— BEGIN —

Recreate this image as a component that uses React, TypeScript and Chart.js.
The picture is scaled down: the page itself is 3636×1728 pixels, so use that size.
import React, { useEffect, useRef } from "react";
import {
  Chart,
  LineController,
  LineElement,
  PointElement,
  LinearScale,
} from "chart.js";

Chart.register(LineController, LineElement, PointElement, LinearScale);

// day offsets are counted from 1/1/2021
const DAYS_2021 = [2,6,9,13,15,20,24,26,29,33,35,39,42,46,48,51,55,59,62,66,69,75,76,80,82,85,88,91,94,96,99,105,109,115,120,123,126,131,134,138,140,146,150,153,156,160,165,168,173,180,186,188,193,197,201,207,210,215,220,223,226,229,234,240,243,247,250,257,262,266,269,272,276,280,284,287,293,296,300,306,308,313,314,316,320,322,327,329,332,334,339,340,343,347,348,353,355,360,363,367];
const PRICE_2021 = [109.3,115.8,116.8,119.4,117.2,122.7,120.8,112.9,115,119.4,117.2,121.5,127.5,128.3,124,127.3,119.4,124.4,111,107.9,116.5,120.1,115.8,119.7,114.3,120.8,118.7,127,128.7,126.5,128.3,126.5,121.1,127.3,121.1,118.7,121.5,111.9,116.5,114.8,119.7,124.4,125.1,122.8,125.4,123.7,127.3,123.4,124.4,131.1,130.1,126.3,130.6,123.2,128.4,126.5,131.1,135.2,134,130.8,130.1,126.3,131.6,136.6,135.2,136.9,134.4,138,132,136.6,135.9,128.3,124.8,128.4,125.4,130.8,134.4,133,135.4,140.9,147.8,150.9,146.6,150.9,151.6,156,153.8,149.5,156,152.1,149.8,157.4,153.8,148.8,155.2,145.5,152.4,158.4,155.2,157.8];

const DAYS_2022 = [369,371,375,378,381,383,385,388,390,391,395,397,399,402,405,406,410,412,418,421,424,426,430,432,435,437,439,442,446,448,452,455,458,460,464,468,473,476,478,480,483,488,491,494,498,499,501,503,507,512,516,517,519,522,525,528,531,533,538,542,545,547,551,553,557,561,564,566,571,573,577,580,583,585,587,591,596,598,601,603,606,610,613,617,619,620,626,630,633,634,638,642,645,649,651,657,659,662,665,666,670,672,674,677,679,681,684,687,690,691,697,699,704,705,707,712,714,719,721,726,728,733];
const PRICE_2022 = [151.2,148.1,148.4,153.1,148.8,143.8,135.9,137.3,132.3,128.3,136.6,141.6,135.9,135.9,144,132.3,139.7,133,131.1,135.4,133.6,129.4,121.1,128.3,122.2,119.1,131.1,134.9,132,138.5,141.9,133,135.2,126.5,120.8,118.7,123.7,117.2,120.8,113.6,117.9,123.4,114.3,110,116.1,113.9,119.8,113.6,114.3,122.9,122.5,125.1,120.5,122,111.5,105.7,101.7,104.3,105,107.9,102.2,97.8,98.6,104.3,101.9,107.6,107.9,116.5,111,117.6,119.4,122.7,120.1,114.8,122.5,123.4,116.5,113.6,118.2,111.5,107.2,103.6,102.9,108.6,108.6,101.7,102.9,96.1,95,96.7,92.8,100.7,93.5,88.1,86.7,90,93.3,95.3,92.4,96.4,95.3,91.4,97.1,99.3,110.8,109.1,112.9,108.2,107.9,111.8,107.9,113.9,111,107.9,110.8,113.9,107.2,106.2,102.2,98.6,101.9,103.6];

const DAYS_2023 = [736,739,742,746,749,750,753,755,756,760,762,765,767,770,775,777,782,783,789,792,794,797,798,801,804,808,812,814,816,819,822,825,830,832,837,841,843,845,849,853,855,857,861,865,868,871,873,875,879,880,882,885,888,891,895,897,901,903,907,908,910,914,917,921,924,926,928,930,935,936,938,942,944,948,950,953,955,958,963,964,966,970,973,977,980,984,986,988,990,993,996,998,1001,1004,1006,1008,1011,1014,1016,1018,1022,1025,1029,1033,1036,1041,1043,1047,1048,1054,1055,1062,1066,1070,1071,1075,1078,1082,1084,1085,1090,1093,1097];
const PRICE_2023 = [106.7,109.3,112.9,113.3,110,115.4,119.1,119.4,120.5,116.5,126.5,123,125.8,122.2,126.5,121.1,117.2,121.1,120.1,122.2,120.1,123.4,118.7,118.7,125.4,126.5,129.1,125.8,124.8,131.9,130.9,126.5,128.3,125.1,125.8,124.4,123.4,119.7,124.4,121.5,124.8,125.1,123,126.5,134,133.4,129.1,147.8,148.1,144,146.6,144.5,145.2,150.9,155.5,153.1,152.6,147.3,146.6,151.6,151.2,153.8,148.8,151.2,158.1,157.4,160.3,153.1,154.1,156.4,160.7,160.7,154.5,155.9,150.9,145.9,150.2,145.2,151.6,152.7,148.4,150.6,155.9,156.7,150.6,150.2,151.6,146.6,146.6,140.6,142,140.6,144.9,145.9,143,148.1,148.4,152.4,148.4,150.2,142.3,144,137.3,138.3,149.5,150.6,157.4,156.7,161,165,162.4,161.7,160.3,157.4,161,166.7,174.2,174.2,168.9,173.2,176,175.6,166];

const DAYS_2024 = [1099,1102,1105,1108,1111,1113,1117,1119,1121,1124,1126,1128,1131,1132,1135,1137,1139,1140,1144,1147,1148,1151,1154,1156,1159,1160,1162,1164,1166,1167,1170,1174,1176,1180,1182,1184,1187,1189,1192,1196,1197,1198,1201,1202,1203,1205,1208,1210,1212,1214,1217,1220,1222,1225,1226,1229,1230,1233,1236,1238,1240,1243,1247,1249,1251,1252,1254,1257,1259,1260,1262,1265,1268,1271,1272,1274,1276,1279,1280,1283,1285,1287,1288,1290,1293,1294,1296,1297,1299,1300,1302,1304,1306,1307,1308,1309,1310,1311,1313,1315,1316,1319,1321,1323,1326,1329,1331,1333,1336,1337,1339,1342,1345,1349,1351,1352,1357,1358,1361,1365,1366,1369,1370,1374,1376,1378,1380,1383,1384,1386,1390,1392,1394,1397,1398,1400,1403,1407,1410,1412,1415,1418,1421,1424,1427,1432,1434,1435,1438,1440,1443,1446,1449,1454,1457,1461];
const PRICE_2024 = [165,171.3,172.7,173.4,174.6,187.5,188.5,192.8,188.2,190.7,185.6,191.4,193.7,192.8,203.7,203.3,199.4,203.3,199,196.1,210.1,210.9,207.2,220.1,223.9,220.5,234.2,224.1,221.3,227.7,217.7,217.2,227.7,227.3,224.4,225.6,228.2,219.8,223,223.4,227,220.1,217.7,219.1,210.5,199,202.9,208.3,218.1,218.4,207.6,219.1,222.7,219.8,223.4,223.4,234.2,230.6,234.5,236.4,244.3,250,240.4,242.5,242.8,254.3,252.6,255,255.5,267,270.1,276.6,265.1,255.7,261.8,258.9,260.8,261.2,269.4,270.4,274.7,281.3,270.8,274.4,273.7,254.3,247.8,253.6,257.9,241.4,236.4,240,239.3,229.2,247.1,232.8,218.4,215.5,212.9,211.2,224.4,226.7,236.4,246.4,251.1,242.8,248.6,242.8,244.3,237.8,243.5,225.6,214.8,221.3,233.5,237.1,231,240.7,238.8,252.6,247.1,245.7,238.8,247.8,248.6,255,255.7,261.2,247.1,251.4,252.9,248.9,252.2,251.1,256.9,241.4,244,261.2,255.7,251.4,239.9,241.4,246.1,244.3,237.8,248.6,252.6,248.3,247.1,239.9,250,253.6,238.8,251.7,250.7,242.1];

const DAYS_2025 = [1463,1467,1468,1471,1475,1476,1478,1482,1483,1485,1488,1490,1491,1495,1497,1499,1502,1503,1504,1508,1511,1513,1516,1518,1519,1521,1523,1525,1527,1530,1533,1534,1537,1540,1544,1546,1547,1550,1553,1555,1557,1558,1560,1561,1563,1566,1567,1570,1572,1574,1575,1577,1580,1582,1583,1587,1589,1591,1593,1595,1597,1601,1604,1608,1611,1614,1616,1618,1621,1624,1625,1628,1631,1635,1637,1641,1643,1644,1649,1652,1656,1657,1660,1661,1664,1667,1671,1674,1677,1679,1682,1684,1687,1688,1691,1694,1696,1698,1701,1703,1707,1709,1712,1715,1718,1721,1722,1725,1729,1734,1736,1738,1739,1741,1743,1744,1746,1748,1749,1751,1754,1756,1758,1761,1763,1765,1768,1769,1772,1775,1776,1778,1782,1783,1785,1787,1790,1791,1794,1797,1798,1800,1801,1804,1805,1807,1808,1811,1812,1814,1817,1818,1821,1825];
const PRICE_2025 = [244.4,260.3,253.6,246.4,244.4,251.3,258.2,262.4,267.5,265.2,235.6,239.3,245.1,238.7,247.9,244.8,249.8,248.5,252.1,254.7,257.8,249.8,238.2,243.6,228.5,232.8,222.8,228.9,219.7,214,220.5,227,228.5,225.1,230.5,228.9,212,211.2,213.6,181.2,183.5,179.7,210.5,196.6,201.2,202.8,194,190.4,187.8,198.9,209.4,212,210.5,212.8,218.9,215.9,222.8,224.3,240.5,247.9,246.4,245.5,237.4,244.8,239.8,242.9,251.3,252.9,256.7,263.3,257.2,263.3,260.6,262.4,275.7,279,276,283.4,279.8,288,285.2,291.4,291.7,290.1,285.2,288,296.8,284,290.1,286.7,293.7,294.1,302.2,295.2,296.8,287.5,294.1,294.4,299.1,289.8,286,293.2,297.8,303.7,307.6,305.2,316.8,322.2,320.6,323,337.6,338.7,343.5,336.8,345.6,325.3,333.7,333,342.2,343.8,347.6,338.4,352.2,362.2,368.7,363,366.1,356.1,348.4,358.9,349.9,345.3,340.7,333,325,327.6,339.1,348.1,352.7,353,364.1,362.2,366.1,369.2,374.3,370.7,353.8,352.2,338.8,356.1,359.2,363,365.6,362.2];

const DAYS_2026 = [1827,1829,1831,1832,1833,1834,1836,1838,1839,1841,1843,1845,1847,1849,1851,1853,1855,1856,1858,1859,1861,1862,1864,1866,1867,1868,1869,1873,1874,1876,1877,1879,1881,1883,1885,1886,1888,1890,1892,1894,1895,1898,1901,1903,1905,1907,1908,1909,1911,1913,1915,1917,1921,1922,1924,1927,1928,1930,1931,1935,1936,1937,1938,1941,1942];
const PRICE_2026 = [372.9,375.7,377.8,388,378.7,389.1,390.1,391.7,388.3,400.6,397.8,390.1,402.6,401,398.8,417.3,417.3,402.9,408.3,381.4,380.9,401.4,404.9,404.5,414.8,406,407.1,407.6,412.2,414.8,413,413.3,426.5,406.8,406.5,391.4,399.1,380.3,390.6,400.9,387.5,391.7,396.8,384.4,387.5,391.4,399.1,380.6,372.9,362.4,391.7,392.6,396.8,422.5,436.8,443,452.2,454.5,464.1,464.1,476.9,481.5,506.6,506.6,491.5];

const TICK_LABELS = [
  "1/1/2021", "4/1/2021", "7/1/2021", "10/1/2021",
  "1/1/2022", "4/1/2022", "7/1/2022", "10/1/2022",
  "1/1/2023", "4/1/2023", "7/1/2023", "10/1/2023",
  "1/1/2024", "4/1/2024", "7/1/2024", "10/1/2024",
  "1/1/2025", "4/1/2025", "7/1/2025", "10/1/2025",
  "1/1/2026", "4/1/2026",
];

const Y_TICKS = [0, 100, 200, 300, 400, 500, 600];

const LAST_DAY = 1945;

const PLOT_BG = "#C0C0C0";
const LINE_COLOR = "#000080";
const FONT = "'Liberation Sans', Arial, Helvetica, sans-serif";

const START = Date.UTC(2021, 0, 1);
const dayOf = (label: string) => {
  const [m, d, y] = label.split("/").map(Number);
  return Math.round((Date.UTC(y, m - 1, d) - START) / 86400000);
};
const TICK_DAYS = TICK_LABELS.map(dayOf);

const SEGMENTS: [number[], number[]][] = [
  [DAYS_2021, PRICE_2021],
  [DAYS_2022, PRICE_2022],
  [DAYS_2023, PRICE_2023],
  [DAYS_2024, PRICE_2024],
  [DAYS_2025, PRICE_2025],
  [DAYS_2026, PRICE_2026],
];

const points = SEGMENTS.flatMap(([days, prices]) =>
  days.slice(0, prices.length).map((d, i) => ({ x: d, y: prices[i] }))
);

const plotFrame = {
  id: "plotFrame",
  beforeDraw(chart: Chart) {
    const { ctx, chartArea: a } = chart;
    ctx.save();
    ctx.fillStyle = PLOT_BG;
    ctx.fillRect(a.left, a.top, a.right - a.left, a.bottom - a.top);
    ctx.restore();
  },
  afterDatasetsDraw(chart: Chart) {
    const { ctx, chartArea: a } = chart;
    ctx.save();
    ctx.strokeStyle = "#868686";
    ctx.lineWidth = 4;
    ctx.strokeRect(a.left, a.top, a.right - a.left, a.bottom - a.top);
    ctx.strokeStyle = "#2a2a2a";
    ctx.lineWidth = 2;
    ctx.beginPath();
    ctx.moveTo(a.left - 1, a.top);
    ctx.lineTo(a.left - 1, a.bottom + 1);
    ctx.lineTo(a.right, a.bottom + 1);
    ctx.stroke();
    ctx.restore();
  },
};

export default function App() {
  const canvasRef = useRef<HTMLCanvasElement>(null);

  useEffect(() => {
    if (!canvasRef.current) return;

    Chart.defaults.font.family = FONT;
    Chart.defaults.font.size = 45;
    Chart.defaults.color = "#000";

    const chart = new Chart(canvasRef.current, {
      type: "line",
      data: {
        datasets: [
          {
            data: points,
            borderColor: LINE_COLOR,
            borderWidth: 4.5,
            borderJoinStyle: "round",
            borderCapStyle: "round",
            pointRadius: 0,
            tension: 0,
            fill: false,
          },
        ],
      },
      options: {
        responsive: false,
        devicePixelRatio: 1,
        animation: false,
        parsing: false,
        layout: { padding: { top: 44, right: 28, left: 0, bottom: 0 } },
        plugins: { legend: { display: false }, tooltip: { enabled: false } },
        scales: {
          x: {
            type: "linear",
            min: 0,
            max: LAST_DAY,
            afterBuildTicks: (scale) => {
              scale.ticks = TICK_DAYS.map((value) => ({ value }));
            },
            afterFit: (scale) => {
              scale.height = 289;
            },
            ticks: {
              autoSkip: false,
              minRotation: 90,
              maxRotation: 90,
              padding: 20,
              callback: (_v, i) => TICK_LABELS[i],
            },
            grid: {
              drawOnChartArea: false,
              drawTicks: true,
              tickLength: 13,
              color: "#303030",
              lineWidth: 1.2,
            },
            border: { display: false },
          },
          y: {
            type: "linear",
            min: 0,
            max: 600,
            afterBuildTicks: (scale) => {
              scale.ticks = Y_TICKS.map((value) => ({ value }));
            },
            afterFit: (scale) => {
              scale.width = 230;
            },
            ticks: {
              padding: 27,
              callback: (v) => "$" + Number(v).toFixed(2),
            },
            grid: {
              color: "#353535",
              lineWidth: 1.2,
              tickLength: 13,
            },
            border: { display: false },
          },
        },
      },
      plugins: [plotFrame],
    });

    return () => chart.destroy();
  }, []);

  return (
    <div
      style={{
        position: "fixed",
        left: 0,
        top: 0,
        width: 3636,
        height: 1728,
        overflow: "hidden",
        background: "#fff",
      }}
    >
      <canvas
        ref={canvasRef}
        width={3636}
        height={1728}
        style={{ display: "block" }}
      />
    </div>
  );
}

— END —

DIRECTION
Repeat word for word the lines from the line containing "The picture is" to the line containing "LineElement, PointElement, LinearScale);", both lines included; nothing else should appear.

CORRECT OUTPUT
The picture is scaled down: the page itself is 3636×1728 pixels, so use that size.
import React, { useEffect, useRef } from "react";
import {
  Chart,
  LineController,
  LineElement,
  PointElement,
  LinearScale,
} from "chart.js";

Chart.register(LineController, LineElement, PointElement, LinearScale);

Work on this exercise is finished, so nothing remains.